Heri Gunawan Gerindra Diperiksa KPK Terkait Kasus Korupsi CSR BI

- KPK panggil Heri Gunawan dan Satori
- KPK tetapkan keduanya sebagai tersangka korupsi CSR BI dan OJK
- Heri Gunawan terima Rp15,86 M dan Satori terima Rp12,52 miliar
Jakarta, IDN Times - Anggota DPR dari Partai Gerindra, Heri Gunawan, diperiksa Komisi Pemberantasan Korupsi (KPK). Ia kembali diperiksa KPK dalam kasus dugaan korupsi CSR Bank Indonesia.
"Hari ini KPK menjadwalkan pemeriksaan saksi terkait dugaan tindak pidana korupsi dana CSR di Bank Indonesia," ujar Juru Bicara KPK, Budi Prasetyo, Senin (1/9/2025).
1. KPK juga panggil Satori

Selain Heri Gunawan, KPK sebetulnya juga memanggil anggota DPR dari Partai NasDem, Satori. Namun, hingga artikel ini dimuat, Satori belum hadir.

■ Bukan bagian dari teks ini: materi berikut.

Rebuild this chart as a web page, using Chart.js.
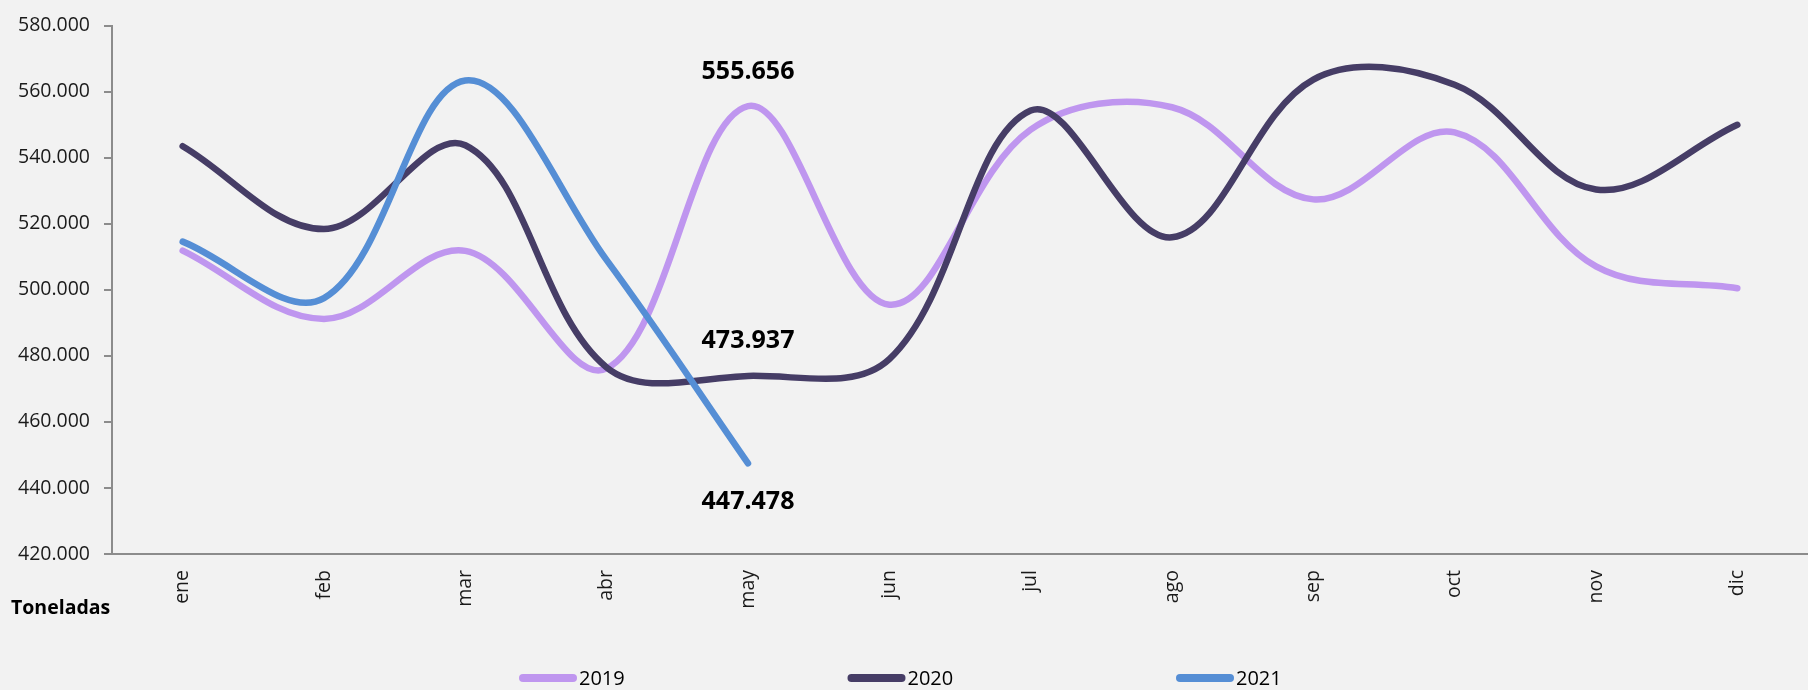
<!DOCTYPE html>
<html>
<head>
<meta charset="utf-8">
<script src="https://cdn.jsdelivr.net/npm/chart.js@4/dist/chart.umd.min.js"></script>
<style>
  html, body { margin: 0; padding: 0; background: #f2f2f2; }
  canvas { display: block; }
</style>
</head>
<body>
<canvas id="chart" width="1808" height="690"></canvas>
<script>
// Toneladas por mes
const months = ['ene', 'feb', 'mar', 'abr', 'may', 'jun', 'jul', 'ago', 'sep', 'oct', 'nov', 'dic'];
const years = ['2019', '2020', '2021'];
const tons2019 = [511900, 491200, 511800, 476200, 555656, 495500, 548500, 555300, 527400, 547700, 507100, 500500];
const tons2020 = [543500, 518400, 543800, 476500, 473937, 479000, 554300, 515900, 563700, 562100, 530400, 550000];
const tons2021 = [514600, 497500, 563400, 509000, 447478];
const yTicks = [420000, 440000, 460000, 480000, 500000, 520000, 540000, 560000, 580000];
const labelMonth = 4; // may, last month with 2021 data

const FONT = "'Open Sans', 'Noto Sans', sans-serif";

// 580000 -> "580.000"
function fmt(v) {
    return String(Math.round(v)).replace(/\B(?=(\d{3})+(?!\d))/g, '.');
}

const background = {
    id: 'background',
    beforeDraw(chart) {
        const ctx = chart.ctx;
        ctx.save();
        ctx.fillStyle = '#f2f2f2';
        ctx.fillRect(0, 0, chart.width, chart.height);
        ctx.restore();
    }
};

// value labels on the may points
const valueLabels = {
    id: 'valueLabels',
    afterDatasetsDraw(chart) {
        const ctx = chart.ctx;
        const offsets = [-34, -35, 39];
        ctx.save();
        ctx.font = `bold 25px ${FONT}`;
        ctx.fillStyle = '#000';
        ctx.textAlign = 'center';
        ctx.textBaseline = 'middle';
        chart.data.datasets.forEach((ds, i) => {
            const pt = chart.getDatasetMeta(i).data[labelMonth];
            if (!pt) return;
            ctx.fillText(fmt(ds.data[labelMonth]), pt.x, pt.y + offsets[i]);
        });
        ctx.restore();
    }
};

// bottom legend + unit caption
const bottomLegend = {
    id: 'bottomLegend',
    afterDraw(chart) {
        const ctx = chart.ctx;
        const spacing = 328.5, swatch = 58, y = 678;
        ctx.save();
        ctx.font = `bold 19.5px ${FONT}`;
        ctx.fillStyle = '#000';
        ctx.textBaseline = 'middle';
        ctx.fillText('Toneladas', 11, 608);

        ctx.font = `20px ${FONT}`;
        let x = 519;
        chart.data.datasets.forEach(ds => {
            ctx.strokeStyle = ds.borderColor;
            ctx.lineWidth = 8;
            ctx.lineCap = 'round';
            ctx.beginPath();
            ctx.moveTo(x + 4, y);
            ctx.lineTo(x + swatch - 4, y);
            ctx.stroke();
            ctx.fillStyle = '#000';
            ctx.fillText(ds.label, x + swatch + 2, y + 1);
            x += spacing;
        });
        ctx.restore();
    }
};

const line = (label, data, color, order) => ({
    label, data, order,
    borderColor: color,
    backgroundColor: color,
    borderWidth: 6.5,
    borderCapStyle: 'round',
    borderJoinStyle: 'round',
    pointRadius: 0,
    pointHoverRadius: 0,
    tension: 0.36,
    fill: false
});

new Chart(document.getElementById('chart'), {
    type: 'line',
    data: {
        labels: months,
        datasets: [
            line(years[0], tons2019, '#bf96ef', 3),
            line(years[1], tons2020, '#463d66', 2),
            line(years[2], tons2021, '#558ed5', 1)
        ]
    },
    options: {
        responsive: false,
        animation: false,
        devicePixelRatio: 1,
        layout: { padding: { top: 19, right: -4, left: 0, bottom: 0 } },
        plugins: {
            legend: { display: false },
            tooltip: { enabled: false }
        },
        scales: {
            x: {
                offset: true,
                afterFit(scale) { scale.height = 136; },
                grid: { display: true, offset: true, drawOnChartArea: false, drawTicks: false, tickLength: 0 },
                border: { display: true, color: '#8c8c8c', width: 2 },
                ticks: {
                    minRotation: 90,
                    maxRotation: 90,
                    padding: 16,
                    color: '#1a1a1a',
                    font: { family: FONT, size: 19.5 }
                }
            },
            y: {
                min: yTicks[0],
                max: yTicks[yTicks.length - 1],
                afterFit(scale) { scale.width = 112; },
                afterBuildTicks(scale) { scale.ticks = yTicks.map(v => ({ value: v })); },
                grid: { drawOnChartArea: false, drawTicks: true, tickLength: 8, color: '#8c8c8c', lineWidth: 2 },
                border: { display: true, color: '#8c8c8c', width: 2 },
                ticks: {
                    padding: 14,
                    color: '#1a1a1a',
                    font: { family: FONT, size: 19.5 },
                    callback: v => fmt(v)
                }
            }
        }
    },
    plugins: [background, valueLabels, bottomLegend]
});
</script>
</body>
</html>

"Pemeriksaan dilakukan di Gedung Merah Putih KPK," ujarnya.
2. KPK tetapkan Heri Gunawan dan Satori tersangka

Diketahui, KPK telah menetapkan Heri Gunawan dan Satori sebagai tersangka dugaan korupsi CSR BI dan OJK Keduanya sama-sama pernah duduk di Komisi XI, namun Satori kini pindah ke Komisi VIII.
Meski sudah ditetapkan sebagai tersangka, keduanya belum ditahan KPK.

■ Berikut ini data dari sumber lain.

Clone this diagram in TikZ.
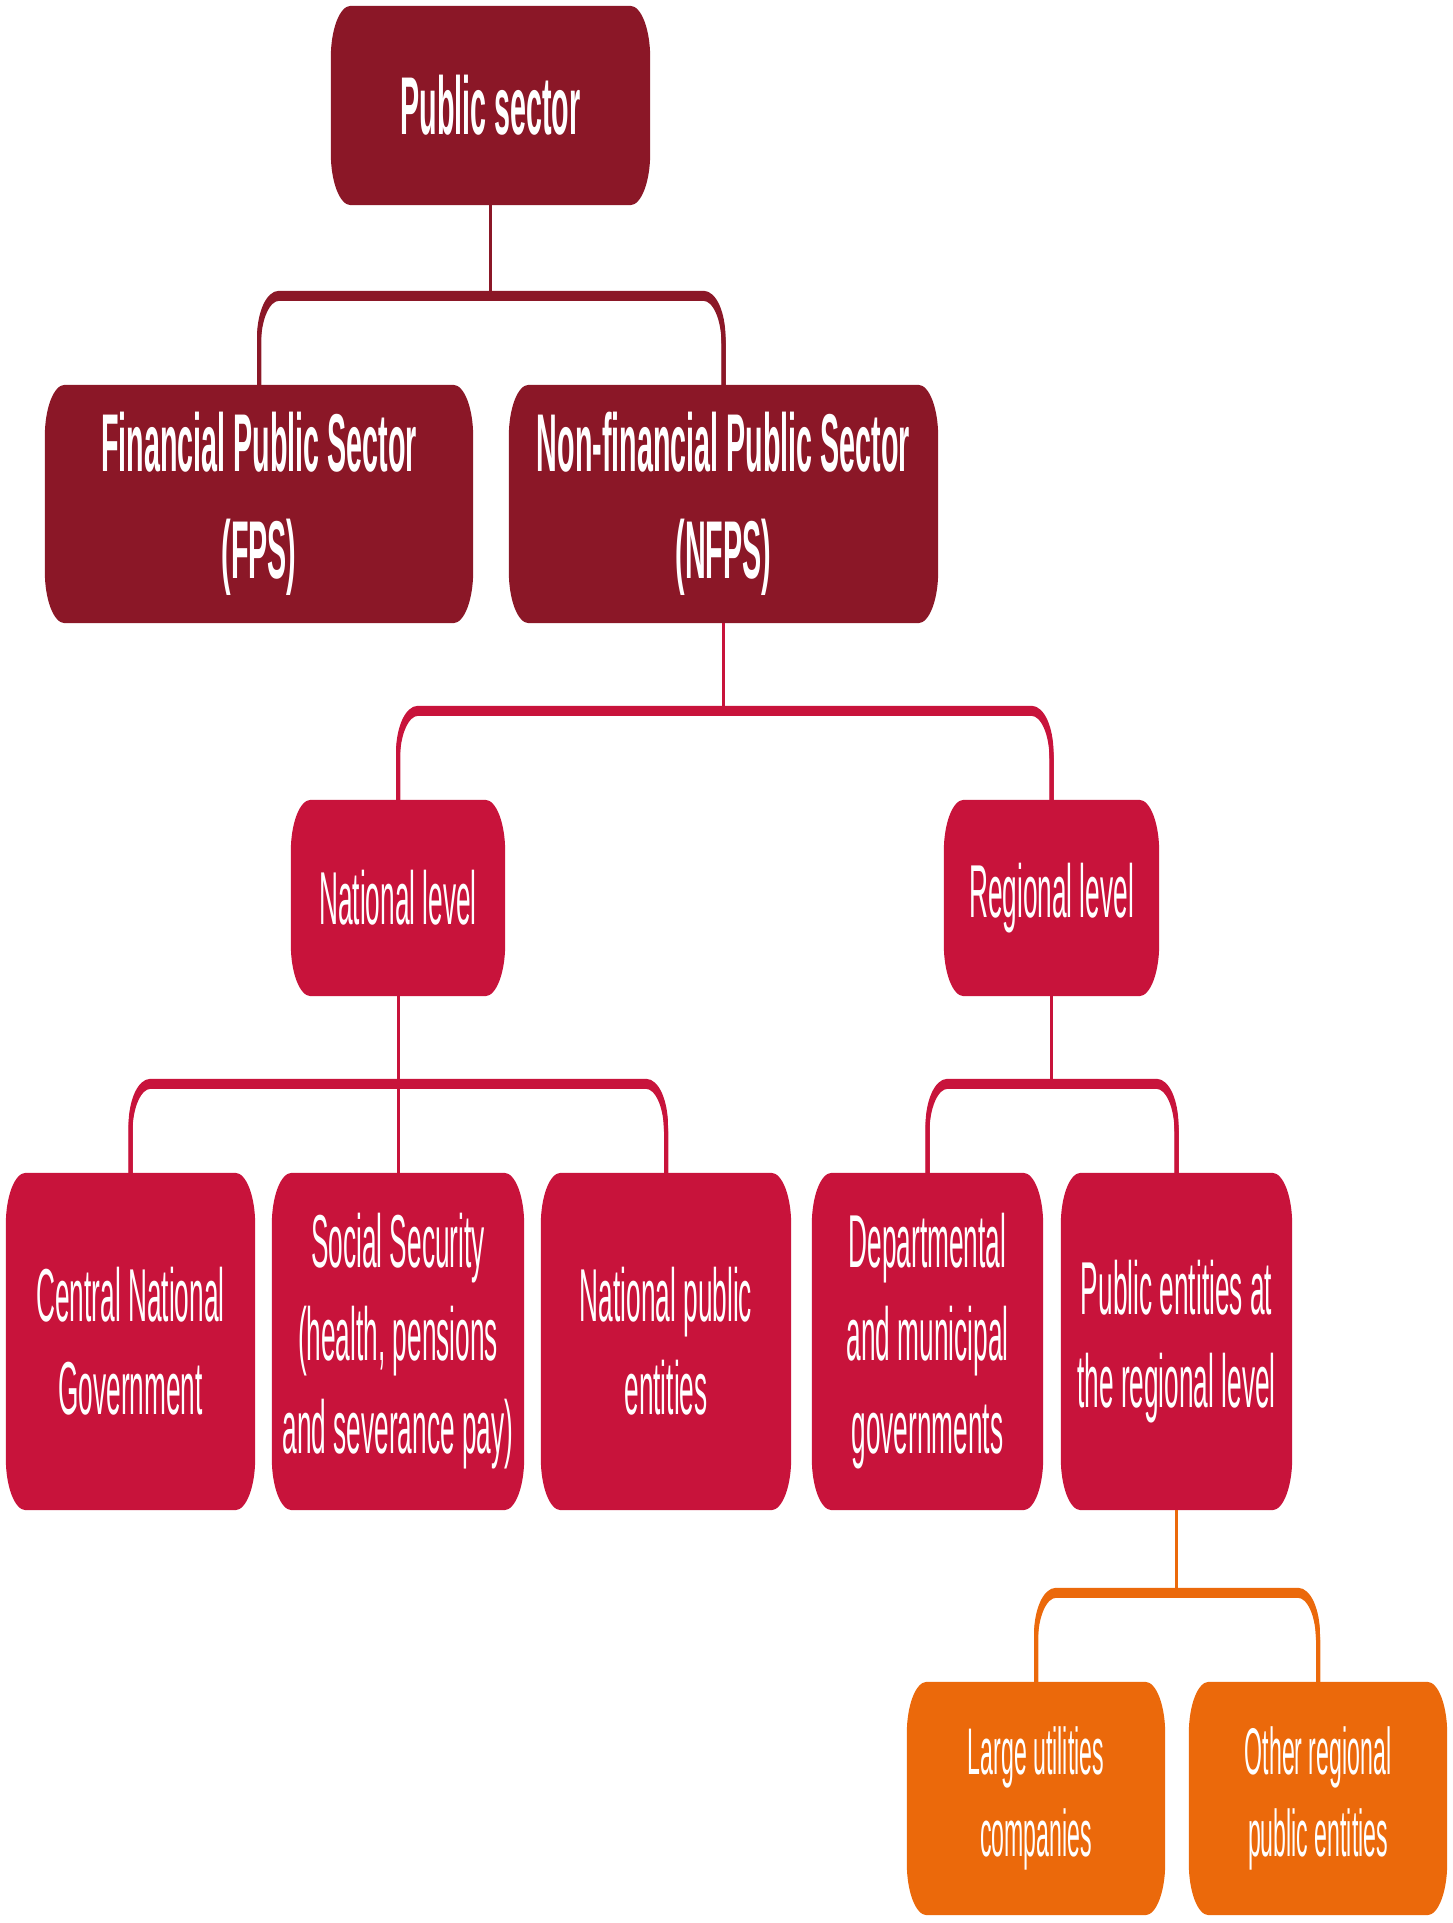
\documentclass[tikz,border=0pt]{standalone}
\usepackage{fontspec}
\setmainfont[FakeStretch=0.35]{Liberation Sans}
\usetikzlibrary{calc,backgrounds}
\definecolor{wine}{HTML}{8B1727}
\definecolor{crimson}{HTML}{C8133B}
\definecolor{tangerine}{HTML}{EB690B}
\def\rx{20pt} \def\ry{52pt} % box corners
\def\bx{20pt} \def\by{45pt} % bracket corners
\def\gap{92pt}
% filled box with oval corners behind a node
\newcommand\boxfill[2]{\fill[#2] let \p1=(#1.south west),\p2=(#1.north east) in
  (\x1+\rx,\y1) -- (\x2-\rx,\y1) arc[start angle=-90,end angle=0,x radius=\rx,y radius=\ry]
  -- (\x2,\y2-\ry) arc[start angle=0,end angle=90,x radius=\rx,y radius=\ry]
  -- (\x1+\rx,\y2) arc[start angle=90,end angle=180,x radius=\rx,y radius=\ry]
  -- (\x1,\y1+\ry) arc[start angle=180,end angle=270,x radius=\rx,y radius=\ry] -- cycle;}
% parent -> two children
\newcommand\branch[4]{%
  \draw[stem,#4] let \p1=(#1.south),\p2=(#2.north) in (\p1) -- (\x1,\y2+\gap);
  \foreach \s in {0pt,3pt,6pt}
  \draw[leg,#4] let \p2=(#2.north),\p3=(#3.north) in (\p2)
    -- (\x2,\y2+\gap-\s-\by) arc[start angle=180,end angle=90,x radius=\bx,y radius=\by]
    -- (\x3-\bx,\y2+\gap-\s) arc[start angle=90,end angle=0,x radius=\bx,y radius=\by]
    -- (\p3);}
\begin{document}
\begin{tikzpicture}[x=1pt,y=1pt,line join=round,
  box/.style={inner sep=0pt,text=white,align=center,font=\fontsize{75}{93}\selectfont},
  head/.style={box,font=\fontsize{82}{107}\selectfont\bfseries},
  sub/.style={box,font=\fontsize{66}{82}\selectfont},
  stem/.style={line width=3pt},
  leg/.style={line width=4pt}]
\useasboundingbox (0,0) rectangle (1453,-1923);
% top levels
\node[head,minimum width=319,minimum height=199] (ps) at (490.5,-105.5) {Public sector};
\node[head,minimum width=428,minimum height=238] (fps) at (259,-504) {Financial Public Sector\\(FPS)};
\node[head,minimum width=429,minimum height=238] (nfps) at (723.5,-504) {Non-financial Public Sector\\(NFPS)};
\node[box,minimum width=214,minimum height=196] (nat) at (398,-898) {National level};
\node[box,minimum width=215,minimum height=196] (reg) at (1051.5,-898) {Regional level};
% entities
\node[box,minimum width=249,minimum height=337] (cng) at (130.5,-1341.5) {Central National\\Government};
\node[box,minimum width=252,minimum height=337] (ss) at (398,-1341.5) {Social Security\\(health, pensions\\and severance pay)};
\node[box,minimum width=250,minimum height=337] (npe) at (666,-1341.5) {National public\\entities};
\node[box,minimum width=231,minimum height=337] (dmg) at (927.5,-1341.5) {Departmental\\and municipal\\governments};
\node[box,minimum width=231,minimum height=337] (perl) at (1176.5,-1341.5) {Public entities at\\the regional level};
\node[sub,minimum width=258,minimum height=233] (luc) at (1036,-1798.5) {Large utilities\\companies};
\node[sub,minimum width=258,minimum height=233] (ore) at (1318,-1798.5) {Other regional\\public entities};
\begin{pgfonlayer}{background}
\foreach \nm/\cl in {ps/wine,fps/wine,nfps/wine,nat/crimson,reg/crimson,cng/crimson,ss/crimson,
  npe/crimson,dmg/crimson,perl/crimson,luc/tangerine,ore/tangerine} \boxfill{\nm}{\cl};
\end{pgfonlayer}
\branch{ps}{fps}{nfps}{wine}
\branch{nfps}{nat}{reg}{crimson}
\branch{nat}{cng}{npe}{crimson}
\draw[stem,crimson] (nat.south) -- (ss.north);
\branch{reg}{dmg}{perl}{crimson}
\branch{perl}{luc}{ore}{tangerine}
\end{tikzpicture}
\end{document}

3. Heri Gunawan terima Rp15,86 M dan Satori terima Rp12,52 miliar

Heri Gunawan diduga menerima Rp15,86 miliar. Rinciannya, sebanyak Rp6,26 M dari BI, Rp7,64 miliar dari OJK, dan Rp1,94 M dari mitra kerja Komisi XI lainnya.
Sedangkan Satori diduga menerima Rp12,52 miliar. Rinciannya, sebanyak Rp6,3 miliar dari BI, Rp5,14 miliar dari OJK, dan Rp1,04 miliar dari mitra kerja Komisi XI DPR lainnya.

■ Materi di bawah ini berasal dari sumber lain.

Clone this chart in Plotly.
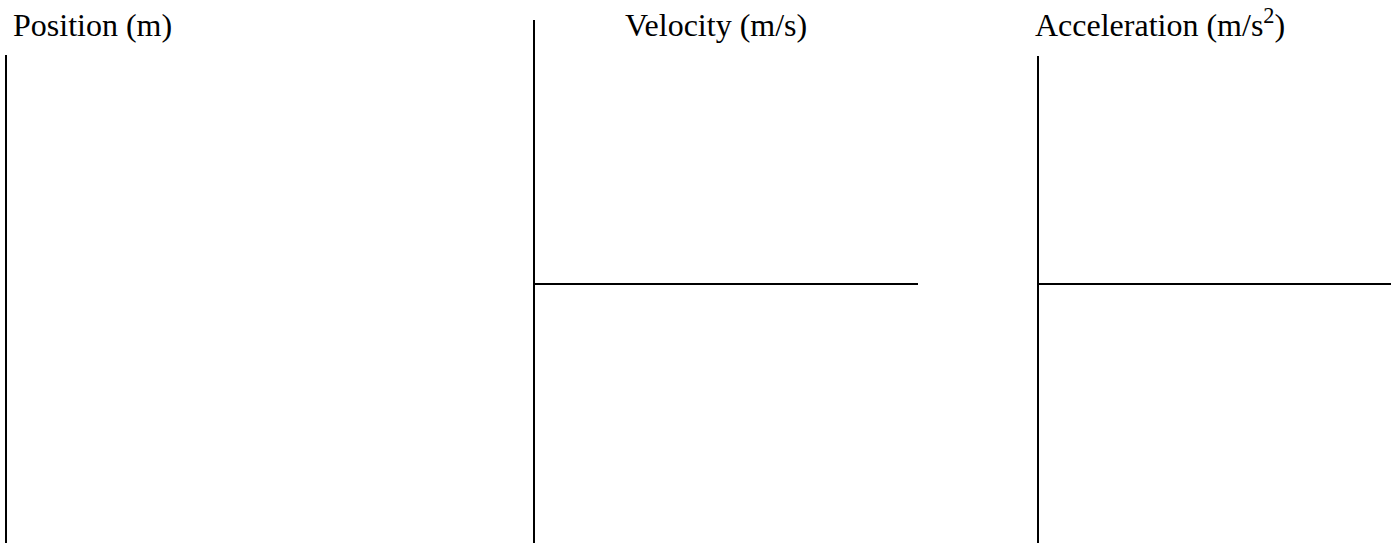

Atas perbuatannya, para tersangka disangkakan telah melanggar Pasal 12B Undang-Undang Nomor 31 Tahun 1999 tentang Pemberantasan Tindak Pidana Korupsi sebagaimana telah diubah dengan Undang-Undang Nomor 20 Tahun 2001 tentang Perubahan atas Undang-Undang Nomor 31 Tahun 1999 tentang Pemberantasan Tindak Pidana Korupsi jo. Pasal 55 ayat (1) ke-1 jo. Pasal 64 ayat (1) KUHP; serta Tindak Pidana Pencucian Uang Undang-Undang Nomor 8 Tahun 2010 tentang Pencegahan dan Pemberantasan Tindak Pidana Pencucian Uang Jo Pasal 55 ayat 1 ke-(1) Kitab Undang-Undang Hukum Pidana.